-- RECORDS TO USE --

⟨

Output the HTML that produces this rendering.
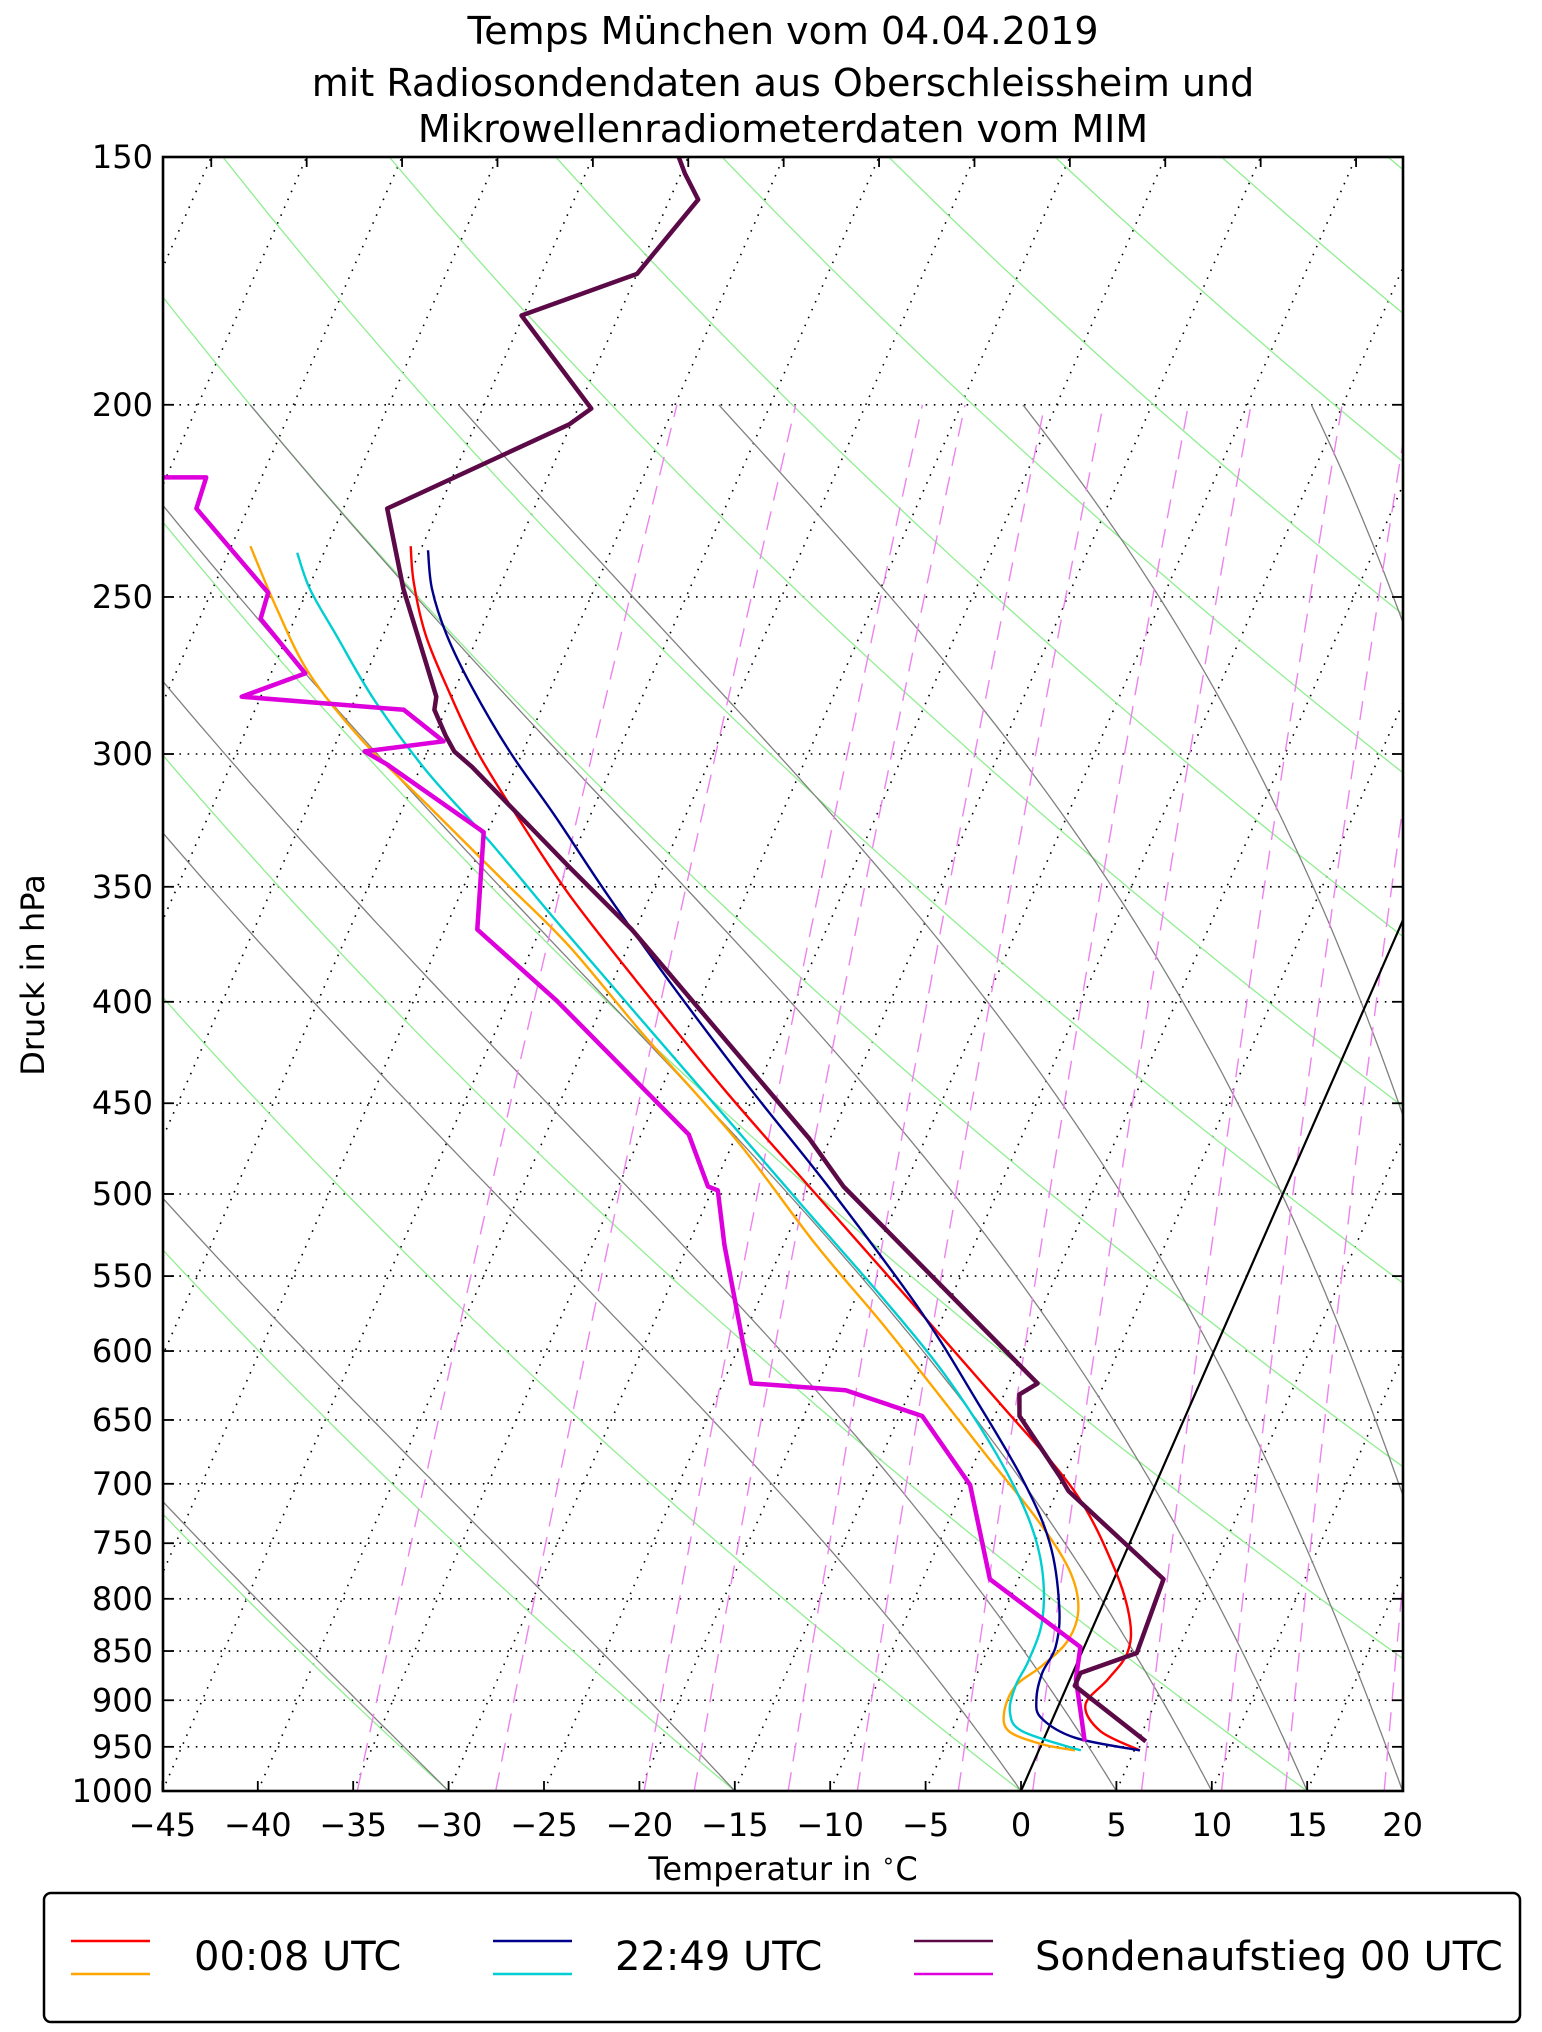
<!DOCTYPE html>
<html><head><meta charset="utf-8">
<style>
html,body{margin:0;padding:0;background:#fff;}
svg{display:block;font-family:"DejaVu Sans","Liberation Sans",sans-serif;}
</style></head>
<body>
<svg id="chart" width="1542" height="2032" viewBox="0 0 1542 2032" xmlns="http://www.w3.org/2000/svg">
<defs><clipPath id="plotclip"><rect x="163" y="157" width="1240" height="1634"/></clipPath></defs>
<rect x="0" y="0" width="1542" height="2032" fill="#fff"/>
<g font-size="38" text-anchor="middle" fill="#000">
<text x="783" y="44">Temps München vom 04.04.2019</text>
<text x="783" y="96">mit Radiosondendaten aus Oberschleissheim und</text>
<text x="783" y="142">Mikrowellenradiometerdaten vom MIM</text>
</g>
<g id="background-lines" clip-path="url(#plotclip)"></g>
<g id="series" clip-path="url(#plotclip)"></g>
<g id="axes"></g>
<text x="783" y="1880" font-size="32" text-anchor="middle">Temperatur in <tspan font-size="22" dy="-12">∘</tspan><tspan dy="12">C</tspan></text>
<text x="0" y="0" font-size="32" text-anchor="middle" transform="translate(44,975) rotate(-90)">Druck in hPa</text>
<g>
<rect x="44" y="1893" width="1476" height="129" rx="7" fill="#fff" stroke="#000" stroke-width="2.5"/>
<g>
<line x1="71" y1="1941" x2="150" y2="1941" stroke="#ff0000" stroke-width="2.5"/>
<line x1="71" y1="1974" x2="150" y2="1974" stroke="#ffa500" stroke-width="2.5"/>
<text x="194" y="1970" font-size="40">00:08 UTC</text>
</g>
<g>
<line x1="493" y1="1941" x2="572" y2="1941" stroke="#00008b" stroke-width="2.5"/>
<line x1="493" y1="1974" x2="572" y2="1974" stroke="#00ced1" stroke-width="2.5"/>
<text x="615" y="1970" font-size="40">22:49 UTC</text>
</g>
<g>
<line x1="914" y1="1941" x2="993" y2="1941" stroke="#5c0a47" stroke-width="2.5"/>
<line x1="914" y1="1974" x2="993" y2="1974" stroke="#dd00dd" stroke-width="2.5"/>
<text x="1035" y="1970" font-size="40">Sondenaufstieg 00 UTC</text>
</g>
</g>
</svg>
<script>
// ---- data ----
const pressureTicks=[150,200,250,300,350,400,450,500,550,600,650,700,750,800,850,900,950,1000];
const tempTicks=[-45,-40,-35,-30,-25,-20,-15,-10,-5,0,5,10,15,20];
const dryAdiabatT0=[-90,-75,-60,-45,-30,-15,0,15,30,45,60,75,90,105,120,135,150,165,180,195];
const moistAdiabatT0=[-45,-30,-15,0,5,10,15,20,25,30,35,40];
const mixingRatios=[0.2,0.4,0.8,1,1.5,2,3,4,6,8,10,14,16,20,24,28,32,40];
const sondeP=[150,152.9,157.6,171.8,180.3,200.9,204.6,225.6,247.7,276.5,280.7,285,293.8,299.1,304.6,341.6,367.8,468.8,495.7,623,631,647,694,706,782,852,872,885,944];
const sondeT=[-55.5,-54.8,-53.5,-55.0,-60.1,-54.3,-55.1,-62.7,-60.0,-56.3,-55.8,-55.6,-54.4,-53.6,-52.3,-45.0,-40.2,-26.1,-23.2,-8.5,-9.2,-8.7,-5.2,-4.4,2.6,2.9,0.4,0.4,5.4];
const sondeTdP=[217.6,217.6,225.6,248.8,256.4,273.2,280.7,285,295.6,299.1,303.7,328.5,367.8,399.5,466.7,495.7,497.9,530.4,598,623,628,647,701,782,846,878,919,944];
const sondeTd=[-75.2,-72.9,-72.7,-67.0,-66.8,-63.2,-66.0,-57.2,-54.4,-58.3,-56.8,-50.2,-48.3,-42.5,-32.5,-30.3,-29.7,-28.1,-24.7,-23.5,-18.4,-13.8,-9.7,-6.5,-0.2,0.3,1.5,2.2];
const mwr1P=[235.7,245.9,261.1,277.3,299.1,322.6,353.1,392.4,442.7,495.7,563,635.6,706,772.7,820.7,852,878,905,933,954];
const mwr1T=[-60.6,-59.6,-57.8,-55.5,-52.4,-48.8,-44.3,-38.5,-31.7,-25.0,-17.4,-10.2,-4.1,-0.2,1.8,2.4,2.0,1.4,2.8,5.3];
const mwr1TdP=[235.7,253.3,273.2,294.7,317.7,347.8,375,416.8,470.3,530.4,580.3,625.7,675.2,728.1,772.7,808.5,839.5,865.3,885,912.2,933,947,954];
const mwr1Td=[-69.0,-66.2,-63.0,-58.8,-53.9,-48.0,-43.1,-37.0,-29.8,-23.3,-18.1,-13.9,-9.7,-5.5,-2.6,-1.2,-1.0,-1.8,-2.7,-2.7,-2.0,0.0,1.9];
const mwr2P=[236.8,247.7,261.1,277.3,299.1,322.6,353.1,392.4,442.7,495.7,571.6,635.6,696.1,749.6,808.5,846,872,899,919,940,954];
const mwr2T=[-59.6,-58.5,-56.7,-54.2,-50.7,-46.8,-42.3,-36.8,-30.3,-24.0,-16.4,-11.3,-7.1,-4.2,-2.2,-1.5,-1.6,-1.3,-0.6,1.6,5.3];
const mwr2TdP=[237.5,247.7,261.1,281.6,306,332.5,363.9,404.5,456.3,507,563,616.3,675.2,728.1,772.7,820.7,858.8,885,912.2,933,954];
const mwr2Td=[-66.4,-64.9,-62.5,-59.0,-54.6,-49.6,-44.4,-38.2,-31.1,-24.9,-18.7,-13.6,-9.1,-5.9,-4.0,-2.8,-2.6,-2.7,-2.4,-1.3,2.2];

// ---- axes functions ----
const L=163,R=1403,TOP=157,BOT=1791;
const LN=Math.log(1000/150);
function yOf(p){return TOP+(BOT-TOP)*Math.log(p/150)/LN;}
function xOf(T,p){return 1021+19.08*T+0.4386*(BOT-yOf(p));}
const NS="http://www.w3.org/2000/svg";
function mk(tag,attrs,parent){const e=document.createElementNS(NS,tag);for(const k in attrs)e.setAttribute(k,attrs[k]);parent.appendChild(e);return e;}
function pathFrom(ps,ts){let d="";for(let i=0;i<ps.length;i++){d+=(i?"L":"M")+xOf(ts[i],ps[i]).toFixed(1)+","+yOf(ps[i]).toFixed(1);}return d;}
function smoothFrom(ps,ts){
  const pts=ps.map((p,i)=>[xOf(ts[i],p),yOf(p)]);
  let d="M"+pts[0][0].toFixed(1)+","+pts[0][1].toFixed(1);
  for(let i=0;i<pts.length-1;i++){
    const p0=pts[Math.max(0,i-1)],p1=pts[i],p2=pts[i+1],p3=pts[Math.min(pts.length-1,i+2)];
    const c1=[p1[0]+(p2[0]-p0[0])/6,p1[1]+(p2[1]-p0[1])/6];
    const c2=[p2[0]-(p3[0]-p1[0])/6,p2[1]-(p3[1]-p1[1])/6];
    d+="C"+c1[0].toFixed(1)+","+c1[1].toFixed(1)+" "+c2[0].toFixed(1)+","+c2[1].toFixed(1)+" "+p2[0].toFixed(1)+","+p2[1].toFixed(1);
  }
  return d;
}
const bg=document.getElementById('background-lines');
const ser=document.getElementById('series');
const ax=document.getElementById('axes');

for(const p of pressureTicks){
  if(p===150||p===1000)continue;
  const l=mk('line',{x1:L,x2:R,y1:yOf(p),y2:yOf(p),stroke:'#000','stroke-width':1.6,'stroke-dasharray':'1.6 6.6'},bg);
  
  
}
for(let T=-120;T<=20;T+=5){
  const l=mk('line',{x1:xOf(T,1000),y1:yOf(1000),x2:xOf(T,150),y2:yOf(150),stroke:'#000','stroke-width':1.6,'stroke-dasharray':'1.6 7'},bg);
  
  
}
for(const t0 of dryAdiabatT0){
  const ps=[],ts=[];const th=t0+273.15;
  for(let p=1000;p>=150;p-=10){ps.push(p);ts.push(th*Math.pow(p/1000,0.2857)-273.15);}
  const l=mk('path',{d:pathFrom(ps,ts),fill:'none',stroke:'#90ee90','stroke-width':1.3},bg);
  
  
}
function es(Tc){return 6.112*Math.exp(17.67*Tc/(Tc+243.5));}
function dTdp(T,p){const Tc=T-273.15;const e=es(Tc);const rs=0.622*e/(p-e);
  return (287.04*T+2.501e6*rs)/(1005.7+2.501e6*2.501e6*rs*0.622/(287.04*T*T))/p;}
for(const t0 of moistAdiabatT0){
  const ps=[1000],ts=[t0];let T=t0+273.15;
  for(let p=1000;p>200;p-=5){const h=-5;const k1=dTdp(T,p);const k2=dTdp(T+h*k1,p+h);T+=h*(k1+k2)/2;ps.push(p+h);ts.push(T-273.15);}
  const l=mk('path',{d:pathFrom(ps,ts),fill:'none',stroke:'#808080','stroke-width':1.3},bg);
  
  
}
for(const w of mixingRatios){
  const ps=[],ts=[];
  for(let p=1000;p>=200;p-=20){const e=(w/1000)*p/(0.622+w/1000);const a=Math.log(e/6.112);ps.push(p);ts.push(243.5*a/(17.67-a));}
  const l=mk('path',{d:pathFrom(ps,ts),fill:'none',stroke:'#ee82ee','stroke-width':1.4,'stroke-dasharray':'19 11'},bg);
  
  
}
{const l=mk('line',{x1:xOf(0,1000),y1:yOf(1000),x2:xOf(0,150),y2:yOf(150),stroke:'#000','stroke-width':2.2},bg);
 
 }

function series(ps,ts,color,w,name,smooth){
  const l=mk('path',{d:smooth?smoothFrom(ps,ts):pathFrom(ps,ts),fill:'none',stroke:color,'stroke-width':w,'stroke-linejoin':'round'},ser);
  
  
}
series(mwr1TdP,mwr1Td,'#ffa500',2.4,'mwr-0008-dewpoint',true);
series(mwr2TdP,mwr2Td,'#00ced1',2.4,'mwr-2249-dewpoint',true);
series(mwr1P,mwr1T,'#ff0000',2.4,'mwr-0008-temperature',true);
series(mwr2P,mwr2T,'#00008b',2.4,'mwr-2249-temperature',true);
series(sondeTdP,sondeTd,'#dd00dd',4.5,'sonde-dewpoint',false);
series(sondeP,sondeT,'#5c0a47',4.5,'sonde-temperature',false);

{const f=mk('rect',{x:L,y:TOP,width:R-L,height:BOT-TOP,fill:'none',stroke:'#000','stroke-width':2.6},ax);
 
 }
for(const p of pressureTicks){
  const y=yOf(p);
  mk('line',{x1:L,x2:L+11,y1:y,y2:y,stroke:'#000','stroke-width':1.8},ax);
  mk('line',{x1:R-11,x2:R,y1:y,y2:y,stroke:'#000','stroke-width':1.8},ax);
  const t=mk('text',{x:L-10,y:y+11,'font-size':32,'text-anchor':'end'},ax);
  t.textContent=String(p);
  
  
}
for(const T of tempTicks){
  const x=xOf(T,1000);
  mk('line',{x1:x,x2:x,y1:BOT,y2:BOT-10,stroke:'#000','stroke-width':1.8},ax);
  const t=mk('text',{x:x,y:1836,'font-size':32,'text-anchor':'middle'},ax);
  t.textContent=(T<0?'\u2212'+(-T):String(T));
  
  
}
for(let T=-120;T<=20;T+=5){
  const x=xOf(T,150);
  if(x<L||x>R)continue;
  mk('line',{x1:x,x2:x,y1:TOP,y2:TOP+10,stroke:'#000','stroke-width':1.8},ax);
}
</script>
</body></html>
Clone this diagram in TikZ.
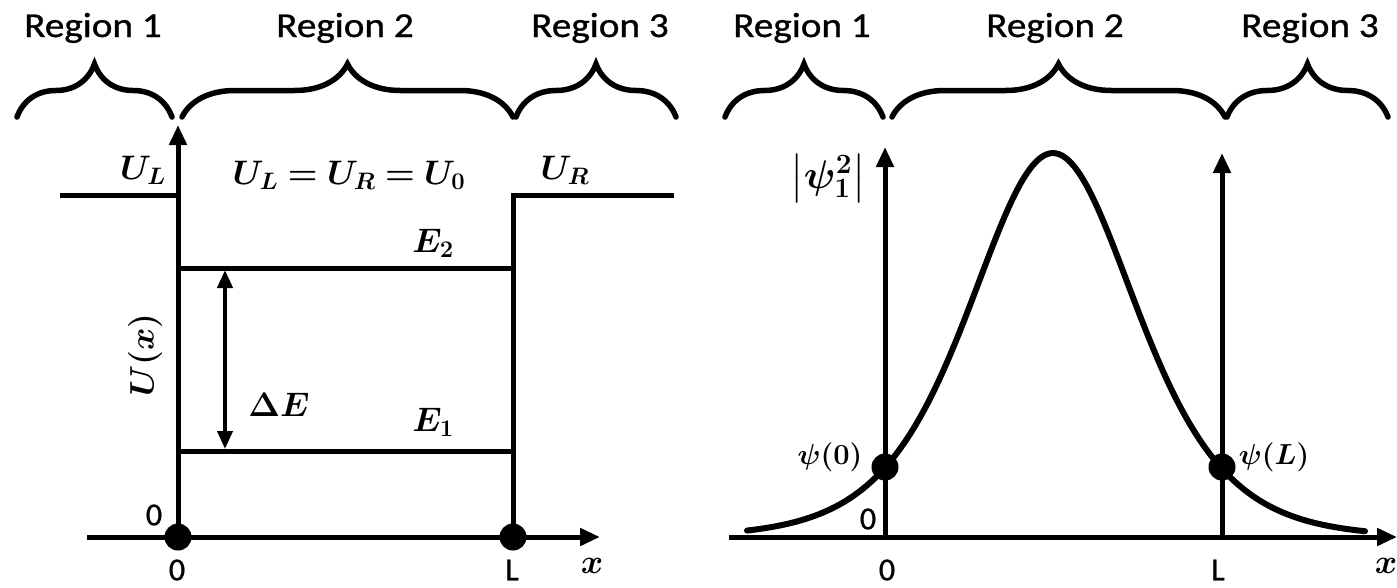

⟩

-- GIVEN EXERCISE --
In how many lines of the data does the string "this" appear? Give only the number.

-- EXERCISE RESULT --
2